"WorldBrain" pour les uns, "Hypercortex" pour les autres, la question de la possibilité d’une entité subsumant l’ensemble des connaissances humaines et dépassant en complexité notre propre cerveau, cette idée a traversé l’histoire des idées de la seconde moitié du XXème siècle (de Vannevar Bush à Ted Nelson : voir les thèses d’Alexandre Serres ou de votre serviteur). A l’heure actuelle, le retour du syndrôme Big Brother, l’avènement du web en tant qu’architecture rhizomatique et non plus simplement hypertextuelle, la concentration des acteurs en la matière et les ambitions affichées de certains, le réussite des modèles collaboratifs, l’avènement de l’informatique nomade, la bascule des pratiques informationnelles vers un "tout-en-ligne" (dérive des continents informationnels), cet ensemble de paramètres et quelques autres que j’oublie conduisent à poser la question sous un angle "nouveau" : le web est-il un super-cerveau ? Pour reprendre les termes de Kevin Kelly dans Wired :
- "This planet-sized computer is comparable in complexity to a human
brain. Both the brain and the Web have hundreds of billions of neurons
(or Web pages). Each biological neuron sprouts synaptic links to
thousands of other neurons, while each Web page branches into dozens of
hyperlinks. That adds up to a trillion "synapses" between the static
pages on the Web. The human brain has about 100 times that number – but
brains are not doubling in size every few years. The Machine is."
Juste un autre extrait pour vous donner envie de lire l’original :
- "What happens when the data flow is asymmetrical – but in favor of
creators? What happens when everyone is uploading far more than they
download? If everyone is busy making, altering, mixing, and mashing,
who will have time to sit back and veg out? Who will be a consumer? No one. And that’s just fine." - toujours pas convaincu ?
- "Think of the 100 billion times per day humans click on a Web page as a way of teaching the Machine what we think is important."
A la lecture de cet article passionnant, JP Basquiast en produit un second en réponse sur le blog d’Automates Intelligents. Là encore, je ne vous livre que la conclusion :
- "Il est donc inutile de faire de
longs développements pour montrer que l’intelligence globale n’existe
pas encore dans le Web, pour la raison principale que celui-ci n’est
pas organisé comme un cerveau biologique.
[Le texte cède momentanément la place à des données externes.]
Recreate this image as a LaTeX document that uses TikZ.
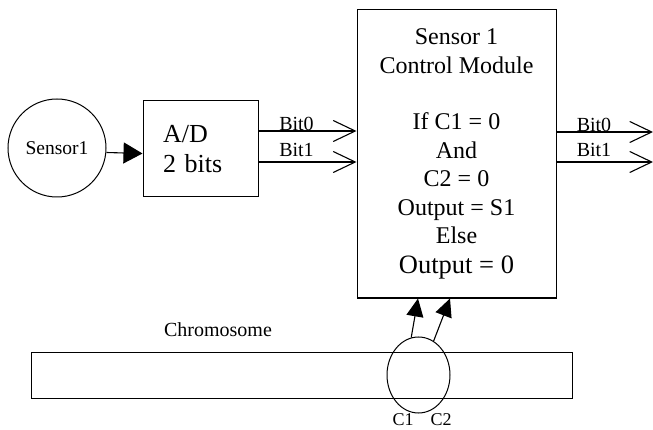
\documentclass[tikz,border=0pt]{standalone}
\usepackage{fontspec}
\setmainfont{Liberation Serif}
\usetikzlibrary{arrows.meta, positioning, shapes.geometric}
\tikzset{
  >=latex,
  % Blocchi e sensore
  box/.style={draw,rectangle,line width=1pt,inner sep=0pt},
  sensor node/.style={draw,circle,line width=1pt,minimum size=98pt,inner sep=0pt,font=\fontsize{19.5}{23}\selectfont},
  gene ring/.style={draw,ellipse,line width=1pt,minimum width=63pt,minimum height=76pt,inner sep=0pt},
  % Etichette
  bit label/.style={anchor=base,inner sep=0pt,font=\fontsize{20}{24}\selectfont},
  gene label/.style={inner sep=0pt,font=\fontsize{18}{22}\selectfont},
  % Connessioni
  fill arrow/.style={-{Triangle[length=19pt,width=21pt]},line width=1.1pt},
  gene arrow/.style={-{Triangle[length=18pt,width=17pt]},line width=1.1pt},
  bit arrow/.style={-{Straight Barb[length=22pt,width=21pt]},line width=1.1pt}
}

\begin{document}
\begin{tikzpicture}[x=1pt,y=-1pt]
    \useasboundingbox (0,0) rectangle (653,430);
    \node[sensor node] (sensor) at (57,148) {Sensor1};
    \node[box,minimum width=115pt,minimum height=96pt,text width=75pt,align=left,font=\fontsize{26}{30}\selectfont] (ad) at (200.5,149) {A/D\\2 bits};
    \node[box,minimum width=199pt,minimum height=288pt,align=center,font=\fontsize{24}{28.4}\selectfont] (ctrl) at (456.5,154)
      {Sensor 1\\Control Module\\[28.4pt]If C1 = 0\\And\\C2 = 0\\Output = S1\\Else\\[1.6pt]{\fontsize{26.5}{30}\selectfont Output = 0}};
    \node[box,minimum width=541pt,minimum height=46pt] (chrom) at (301.5,375) {};
    \node[inner sep=0pt,font=\fontsize{20}{24}\selectfont] (chromtext) at (218,330) {Chromosome};
    \node[gene ring] (genes) at (418.5,375) {};
    \node[gene label] (c1) at (403,420) {C1};
    \node[gene label] (c2) at (441,420) {C2};
    \coordinate (out0) at (653,132);
    \coordinate (out1) at (653,162);
    \draw[fill arrow] ([yshift=-4.5pt]sensor.east) -- ([yshift=-4.5pt]ad.west);
    \draw[bit arrow] ([yshift=18pt]ad.east) -- ([yshift=18pt]ad.east -| ctrl.west);
    \draw[bit arrow] ([yshift=-13pt]ad.east) -- ([yshift=-13pt]ad.east -| ctrl.west);
    \draw[bit arrow] (ctrl.east |- out0) -- (out0);
    \draw[bit arrow] (ctrl.east |- out1) -- (out1);
    \node[bit label] (inbit0) at (296.5,131) {Bit0};
    \node[bit label] (inbit1) at (296.5,157) {Bit1};
    \node[bit label] (outbit0) at (594,132) {Bit0};
    \node[bit label] (outbit1) at (594,157) {Bit1};
    \draw[gene arrow] (genes.101) -- ([xshift=-38.5pt]ctrl.south);
    \draw[gene arrow] (genes.66) -- ([xshift=-6.5pt]ctrl.south);
  \end{tikzpicture}
\end{document}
Le Web se borne, et c’est
déjà considérable, à enrichir (augmenter) les intelligences
individuelles et collectives de ceux qui l’utilisent. Cela leur confère
un avantage compétitif considérable par rapport au reste de l’humanité. Ce sera sans doute l’objectif des
futurs moteurs de recherche et d’édition que permettre l’émergence de
patterns de représentation de plus en plus globaux, pouvant
correspondre à l’apparition sur le Web d’une conscience voire d’une
conscience volontaire globale. Sera-ce possible ? Sans doute. Qui en
bénéficiera ? Les utilisateurs de la périphérie ? Des pouvoirs
politiques centraux visant à réguler ou mobiliser les données du Web à
des fins impériales ou impérialistes ? Bien pire ou bien mieux : ne
s’agira-t-il pas d’émergences informationnelles et computationnelles
qui s’imposeront d’elles-mêmes aux hommes connectés au Web et qui
prendront le pouvoir sur eux, comme le prédisent certains auteurs de
science-fiction ?"
Deux articles. Deux points de vue. Une (bonne) dizaine de minutes de lecture. Et on s’endort plus intelligent 🙂
Très intéressant ce post. J’en viens également à me demander si internet ne deviendra pas une entité « consciente » aussi. Dans ce cas, les scénarios comme matrix ou encore irobot ne semblent pas si improbables. A méditer.